5. e&t is the trading company of Energie Allianz. e&t trades bilaterally and through brokers with all important European power traders on the energy exchanges EEX, EXAA, OTE and IPEX as well as on the European Climate Exchange ECX. Two important services which e&t provides are risk management (which has to deal with uncertainty) and energy wholesales trading (where the use of swing options and stochastic optimization can maintain efficient trades and production). In that context, e&t has purchased a suite of software tools based on [3-5] for the operation of the new 750 MW unit in the coal-fired power plant Walsum in Duisburg [H]. On a daily basis this software assesses plans for yearly coal purchases and the associated purchase contracts.

To summarize, the underpinning research has documented impact in the financial and energy sector, and in companies that provide services for these sectors. That impact is also on-going and likely to persist in the years to come.

Sources to corroborate the impact

[A] Archived at on 22nd Oct2013

[B] Axioma Advisor June 2011: Minimizing Downside Risk in Axioma Portfolio with Options. This document describes the use of COG's research in Axioma's products. Archived on 22/10/2013

[C] Managing Director, Commerzbank describing the use of COG's research.

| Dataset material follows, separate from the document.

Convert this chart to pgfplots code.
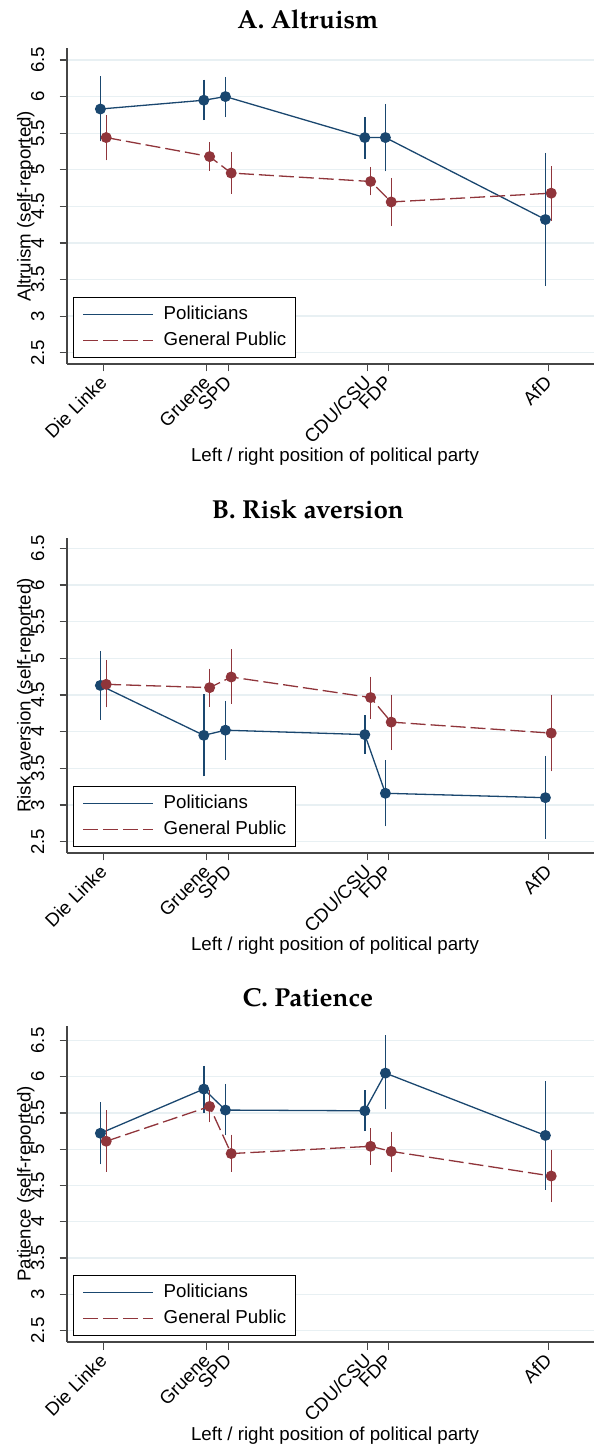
\documentclass[border=0pt]{standalone}
\usepackage{fontspec}
\setmainfont{Liberation Sans}
\newfontfamily\titlefont{TeX Gyre Pagella}
\usepackage{pgfplots}
\pgfplotsset{compat=1.18}
\usepackage{pgfplotstable}

\definecolor{stnavy}{RGB}{26,71,111}
\definecolor{stmaroon}{RGB}{144,53,59}
\definecolor{stgrid}{RGB}{232,240,243}
\definecolor{axgray}{RGB}{70,70,70}

% x = party position, pol/pub = means, Lo/Hi = confidence bounds
\pgfplotstableread{
x     pol   polLo polHi pub   pubLo pubHi
0.689 5.83  5.41  6.26  5.44  5.15  5.73
2.651 5.95  5.70  6.21  5.18  5.01  5.36
3.061 6.00  5.74  6.25  4.955 4.69  5.22
5.706 5.44  5.17  5.70  4.84  4.67  5.02
6.097 5.44  5.00  5.88  4.56  4.25  4.87
9.133 4.32  3.43  5.21  4.68  4.32  5.03
}\altruism
\pgfplotstableread{
x     pol   polLo polHi pub   pubLo pubHi
0.689 4.63  4.18  5.08  4.645 4.35  4.95
2.651 3.95  3.41  4.49  4.60  4.36  4.84
3.061 4.02  3.64  4.40  4.745 4.40  5.10
5.706 3.96  3.72  4.20  4.465 4.19  4.73
6.097 3.16  2.73  3.59  4.13  3.77  4.48
9.133 3.10  2.56  3.65  3.98  3.48  4.48
}\risk
\pgfplotstableread{
x     pol   polLo polHi pub   pubLo pubHi
0.689 5.22  4.81  5.63  5.11  4.71  5.52
2.651 5.83  5.52  6.13  5.59  5.39  5.80
3.061 5.54  5.21  5.88  4.94  4.71  5.18
5.706 5.53  5.27  5.79  5.04  4.80  5.27
6.097 6.05  5.57  6.55  4.97  4.71  5.22
9.133 5.19  4.46  5.92  4.63  4.29  4.97
}\patience

\pgfplotsset{
  panel/.style={
    scale only axis, width=527pt, height=316pt,
    xmin=0, xmax=10, ymin=2.346, ymax=6.664,
    axis x line*=bottom, axis y line*=left,
    axis line style={axgray, line width=1.2pt},
    xtick={0.689,2.651,3.061,5.706,6.097,9.133},
    xticklabels={Die Linke,Gruene,SPD,CDU/CSU,FDP,AfD},
    ytick={2.5,3,...,6.5},
    ymajorgrids, grid style={stgrid, line width=1.3pt},
    tick align=outside, major tick length=7.5pt,
    tick style={axgray, line width=1.2pt},
    /pgf/number format/assume math mode=true,
    ticklabel style={font=\fontsize{18.7}{22}\selectfont},
    xticklabel style={yshift=-8pt, rotate=45, anchor=east, inner sep=0pt},
    yticklabel style={xshift=-15.5pt, rotate=90, anchor=base, inner sep=0pt},
    label style={font=\fontsize{18.7}{22}\selectfont},
    xlabel={Left / right position of political party},
    xlabel style={at={(axis description cs:0.5,0)}, anchor=base, yshift=-98pt, xshift=4.5pt},
    ylabel style={at={(axis description cs:-0.069,0.5)}, anchor=base},
    title style={at={(axis description cs:0.457,1)}, anchor=base, yshift=13pt,
      font=\titlefont\bfseries\fontsize{26}{30}\selectfont},
    legend style={at={(axis description cs:0,0)}, anchor=south west,
      xshift=6pt, yshift=6pt, draw=black, line width=0.8pt,
      font=\fontsize{18.7}{22}\selectfont, inner xsep=9pt, inner ysep=8pt,
      nodes={inner sep=0pt, text height=13.5pt, text depth=4.5pt},
      row sep=8pt, column sep=10pt},
    legend cell align=left,
    legend image code/.code={\draw[#1] (0pt,0pt) -- (70pt,0pt);},
  },
  pol/.style={stnavy, line width=1.3pt, mark=*, mark size=4.8pt,
    error bars/.cd, y dir=both, y explicit,
    error bar style={stnavy, line width=1.4pt, solid},
    error mark options={stnavy, mark size=1.5pt, line width=1.4pt}},
  pub/.style={stmaroon, line width=1.3pt, dash pattern=on 15pt off 5pt,
    mark=*, mark size=4.8pt, mark options={solid},
    error bars/.cd, y dir=both, y explicit,
    error bar style={stmaroon, line width=1.4pt, solid},
    error mark options={stmaroon, mark size=1.5pt, line width=1.4pt, solid}},
}

\begin{document}
\begin{tikzpicture}
\useasboundingbox (0pt,0pt) rectangle (594pt,1448pt);

\begin{axis}[panel, at={(67pt,1084pt)}, anchor=south west,
  title={A. Altruism}, ylabel={Altruism (self-reported)}]
\addplot[pol] table[x expr=\thisrow{x}-0.055, y=pol,
  y error plus expr=\thisrow{polHi}-\thisrow{pol},
  y error minus expr=\thisrow{pol}-\thisrow{polLo}] {\altruism};
\addlegendentry{Politicians}
\addplot[pub] table[x expr=\thisrow{x}+0.055, y=pub,
  y error plus expr=\thisrow{pubHi}-\thisrow{pub},
  y error minus expr=\thisrow{pub}-\thisrow{pubLo}] {\altruism};
\addlegendentry{General Public}
\end{axis}

\begin{axis}[panel, at={(67pt,595pt)}, anchor=south west, height=315pt, ymax=6.64,
  title={B. Risk aversion}, ylabel={Risk aversion (self-reported)}]
\addplot[pol] table[x expr=\thisrow{x}-0.055, y=pol,
  y error plus expr=\thisrow{polHi}-\thisrow{pol},
  y error minus expr=\thisrow{pol}-\thisrow{polLo}] {\risk};
\addlegendentry{Politicians}
\addplot[pub] table[x expr=\thisrow{x}+0.055, y=pub,
  y error plus expr=\thisrow{pubHi}-\thisrow{pub},
  y error minus expr=\thisrow{pub}-\thisrow{pubLo}] {\risk};
\addlegendentry{General Public}
\end{axis}

\begin{axis}[panel, at={(67pt,106pt)}, anchor=south west, ymin=2.34, ymax=6.70,
  title={C. Patience}, ylabel={Patience (self-reported)}]
\addplot[pol] table[x expr=\thisrow{x}-0.055, y=pol,
  y error plus expr=\thisrow{polHi}-\thisrow{pol},
  y error minus expr=\thisrow{pol}-\thisrow{polLo}] {\patience};
\addlegendentry{Politicians}
\addplot[pub] table[x expr=\thisrow{x}+0.055, y=pub,
  y error plus expr=\thisrow{pubHi}-\thisrow{pub},
  y error minus expr=\thisrow{pub}-\thisrow{pubLo}] {\patience};
\addlegendentry{General Public}
\end{axis}
\end{tikzpicture}
\end{document}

[D] Commerzbank iQArts Risk Parity confidential report confirming the use of COG's research in figure 1. Available on request.

[E] General Manager, Decision Trees GmbH confirming the use of COG's research by Decision Trees.

[F] Manager of Plant at Hamm-Uentrop confirming the use of COG's research by Trianel.

[G] Manager of Natural Gas Procurement Portfolio with Take-or-Pay Contracts confirming the use of COG's research by Trianel.

[H] Analyst, e&t Energiehandelsgesellschaft confirming the use of COG's research by e&t Energiehandelsgesellschaft.